Традиция хянга дала образ высоконравственной личности: туя, не боящаяся непогоды. В хянга это — «старший». В сиджо «туя» не встречается, зато в той же роли выступает близкий образ — «сосна». Но «сосна» в сиджо — подданный государя, то есть «младший». Известно, что «сосна» в конфуцианской традиции со времен Конфуция ассоциировалась с преданным подданным. Этот образ появляется в сиджо авторов (Сон Саммун, Пак Пхэннён, Ю Ынбу и др.), отозвавшихся на узурпацию престола Седжо в 1456 году и погибших (их называют «шестью казненными»). Самоутверждение личности идет по новому руслу, однако сила импульса к самоутверждению своего «я» перед лицом нравственно неправого «старшего» говорит о воскрешении духа хянга.

Стихи сторонников новой династии, активно укреплявших государство, и стихи ее противников, а также — авторов, не признававших законным воцарение Седжо, полны пафоса гражданственности. Авторская личность проявляется в них как активная, утверждающая свои нравственные устои в трудных, а порою смертельно опасных социальных ситуациях. Это относится и к стихам военачальников, особенно Ким Джонсо (1390–1453).

Золотой век правления первых государей династии Ли длился недолго. Довольно скоро обнаружились кризисные явления бюрократизированного феодального общества, проявлявшиеся в крестьянских волнениях, в борьбе придворных партий, раздиравшей высшее сословие на протяжении веков, ослаблявшей государство и подвергавшей опасности жизни людей, состоявших на службе. Новая династия не принесла социальной и нравственной справедливости и не дала гарантий безопасности отдельной личности.

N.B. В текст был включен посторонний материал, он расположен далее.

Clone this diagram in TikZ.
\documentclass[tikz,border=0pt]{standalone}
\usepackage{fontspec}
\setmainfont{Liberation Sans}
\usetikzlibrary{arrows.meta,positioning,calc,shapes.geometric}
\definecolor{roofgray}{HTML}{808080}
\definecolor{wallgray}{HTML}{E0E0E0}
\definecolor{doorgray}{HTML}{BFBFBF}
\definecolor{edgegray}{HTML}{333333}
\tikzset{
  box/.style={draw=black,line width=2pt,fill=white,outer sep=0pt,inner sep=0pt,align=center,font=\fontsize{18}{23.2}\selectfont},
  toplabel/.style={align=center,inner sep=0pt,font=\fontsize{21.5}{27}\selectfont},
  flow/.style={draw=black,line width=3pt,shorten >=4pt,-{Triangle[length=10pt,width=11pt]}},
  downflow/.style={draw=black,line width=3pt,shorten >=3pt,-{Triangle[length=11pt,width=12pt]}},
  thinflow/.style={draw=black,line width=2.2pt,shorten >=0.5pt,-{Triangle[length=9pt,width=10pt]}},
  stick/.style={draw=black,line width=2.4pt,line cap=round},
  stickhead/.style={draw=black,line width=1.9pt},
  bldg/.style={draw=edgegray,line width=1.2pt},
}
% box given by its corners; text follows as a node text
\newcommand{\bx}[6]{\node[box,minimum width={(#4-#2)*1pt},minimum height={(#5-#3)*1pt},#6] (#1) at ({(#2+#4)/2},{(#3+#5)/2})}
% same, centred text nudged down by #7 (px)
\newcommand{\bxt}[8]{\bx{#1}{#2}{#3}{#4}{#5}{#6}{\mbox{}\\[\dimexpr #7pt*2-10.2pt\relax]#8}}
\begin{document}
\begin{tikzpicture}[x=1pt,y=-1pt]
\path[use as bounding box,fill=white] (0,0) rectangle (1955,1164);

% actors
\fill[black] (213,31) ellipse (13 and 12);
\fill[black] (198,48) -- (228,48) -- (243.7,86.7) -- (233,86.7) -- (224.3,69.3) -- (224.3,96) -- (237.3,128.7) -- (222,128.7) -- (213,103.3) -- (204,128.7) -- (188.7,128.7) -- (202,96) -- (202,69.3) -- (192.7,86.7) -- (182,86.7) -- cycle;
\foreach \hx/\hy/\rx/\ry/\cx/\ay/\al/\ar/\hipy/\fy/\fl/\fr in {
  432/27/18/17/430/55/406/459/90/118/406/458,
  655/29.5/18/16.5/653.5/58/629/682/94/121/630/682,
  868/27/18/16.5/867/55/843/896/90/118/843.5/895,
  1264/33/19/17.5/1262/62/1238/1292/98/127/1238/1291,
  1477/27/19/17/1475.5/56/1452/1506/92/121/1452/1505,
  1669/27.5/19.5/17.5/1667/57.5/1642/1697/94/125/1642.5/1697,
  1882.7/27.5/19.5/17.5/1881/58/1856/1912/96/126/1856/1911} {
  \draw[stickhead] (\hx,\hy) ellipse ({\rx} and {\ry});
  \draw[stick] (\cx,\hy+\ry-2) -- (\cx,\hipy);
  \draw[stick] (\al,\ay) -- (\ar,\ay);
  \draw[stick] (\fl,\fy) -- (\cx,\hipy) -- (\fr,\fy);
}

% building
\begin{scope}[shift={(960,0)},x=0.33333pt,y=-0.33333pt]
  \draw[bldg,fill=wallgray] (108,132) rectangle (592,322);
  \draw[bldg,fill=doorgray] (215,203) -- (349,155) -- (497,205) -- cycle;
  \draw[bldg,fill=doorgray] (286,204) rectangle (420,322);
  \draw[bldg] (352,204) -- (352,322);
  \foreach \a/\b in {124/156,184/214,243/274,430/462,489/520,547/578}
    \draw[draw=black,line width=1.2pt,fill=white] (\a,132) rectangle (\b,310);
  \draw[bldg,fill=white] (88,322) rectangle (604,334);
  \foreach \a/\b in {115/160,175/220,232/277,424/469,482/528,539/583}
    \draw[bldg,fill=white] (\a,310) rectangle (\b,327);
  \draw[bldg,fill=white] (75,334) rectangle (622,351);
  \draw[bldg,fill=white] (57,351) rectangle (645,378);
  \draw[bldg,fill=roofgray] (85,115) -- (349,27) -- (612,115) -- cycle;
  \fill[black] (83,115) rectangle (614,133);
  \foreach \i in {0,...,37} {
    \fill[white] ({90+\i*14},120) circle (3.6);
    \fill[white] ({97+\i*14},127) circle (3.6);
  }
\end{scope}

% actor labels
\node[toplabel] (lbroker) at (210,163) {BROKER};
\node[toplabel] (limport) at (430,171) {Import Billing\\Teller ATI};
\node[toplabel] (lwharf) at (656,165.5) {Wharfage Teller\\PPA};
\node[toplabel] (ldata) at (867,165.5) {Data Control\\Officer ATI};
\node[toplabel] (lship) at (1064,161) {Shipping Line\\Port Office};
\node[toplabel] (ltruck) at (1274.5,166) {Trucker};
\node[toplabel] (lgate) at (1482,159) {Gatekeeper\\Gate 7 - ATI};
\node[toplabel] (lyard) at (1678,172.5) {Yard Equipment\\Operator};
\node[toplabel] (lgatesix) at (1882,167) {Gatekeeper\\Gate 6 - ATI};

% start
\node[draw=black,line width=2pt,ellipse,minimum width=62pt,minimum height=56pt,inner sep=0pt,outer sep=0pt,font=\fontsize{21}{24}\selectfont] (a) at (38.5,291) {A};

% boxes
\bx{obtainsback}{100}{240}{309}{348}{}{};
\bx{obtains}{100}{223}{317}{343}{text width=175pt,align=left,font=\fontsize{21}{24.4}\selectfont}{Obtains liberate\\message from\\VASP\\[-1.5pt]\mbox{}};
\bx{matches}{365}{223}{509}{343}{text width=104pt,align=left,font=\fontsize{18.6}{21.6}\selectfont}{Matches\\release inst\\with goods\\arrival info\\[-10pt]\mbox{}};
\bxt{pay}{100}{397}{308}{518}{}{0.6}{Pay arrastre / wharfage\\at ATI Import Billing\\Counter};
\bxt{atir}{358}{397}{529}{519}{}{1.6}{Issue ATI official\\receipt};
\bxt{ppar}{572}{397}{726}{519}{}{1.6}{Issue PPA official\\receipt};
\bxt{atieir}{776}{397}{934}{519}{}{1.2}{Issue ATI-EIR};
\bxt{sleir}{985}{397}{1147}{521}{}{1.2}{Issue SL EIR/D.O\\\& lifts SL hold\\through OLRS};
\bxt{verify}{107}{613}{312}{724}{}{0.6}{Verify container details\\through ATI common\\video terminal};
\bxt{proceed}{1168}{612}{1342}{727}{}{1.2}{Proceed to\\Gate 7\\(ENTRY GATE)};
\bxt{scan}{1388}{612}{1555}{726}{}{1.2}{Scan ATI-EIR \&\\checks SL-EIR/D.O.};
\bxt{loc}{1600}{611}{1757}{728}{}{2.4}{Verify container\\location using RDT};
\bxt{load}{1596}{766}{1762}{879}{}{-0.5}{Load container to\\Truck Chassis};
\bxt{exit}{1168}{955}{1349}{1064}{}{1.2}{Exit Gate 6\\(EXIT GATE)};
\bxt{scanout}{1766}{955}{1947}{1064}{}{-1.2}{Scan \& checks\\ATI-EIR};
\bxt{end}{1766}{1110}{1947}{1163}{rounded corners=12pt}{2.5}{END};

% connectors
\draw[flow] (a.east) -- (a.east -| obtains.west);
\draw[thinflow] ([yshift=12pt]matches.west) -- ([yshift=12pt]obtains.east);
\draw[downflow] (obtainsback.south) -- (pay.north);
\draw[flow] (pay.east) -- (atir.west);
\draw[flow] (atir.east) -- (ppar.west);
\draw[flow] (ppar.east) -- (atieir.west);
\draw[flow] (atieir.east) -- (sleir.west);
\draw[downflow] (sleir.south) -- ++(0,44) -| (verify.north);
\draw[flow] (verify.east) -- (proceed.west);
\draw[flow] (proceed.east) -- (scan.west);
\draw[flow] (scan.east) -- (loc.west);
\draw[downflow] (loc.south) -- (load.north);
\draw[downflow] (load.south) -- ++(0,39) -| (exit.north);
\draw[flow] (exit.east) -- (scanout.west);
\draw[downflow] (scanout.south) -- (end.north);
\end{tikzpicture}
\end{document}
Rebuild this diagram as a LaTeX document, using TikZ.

Усиливаются «индивидуалистические» тенденции в корейском обществе которое выработало для таких случаев особый идеал поведения и образа жизни — отшельничество, — подсказанный как опытом собственной культуры, так и навеянный китайской традицией. «Идеологической» его базой были даосизм и буддизм чаньского толка (корейск. «сон», японск. «дзэн»), получивший широкое распространение в Корее в XV–XVII веках. Бегство от мира становится чуть ли не массовым явлением. Расцветает пейзажная поэзия, получившая наименование «канхо», — поэзия «рек и озер».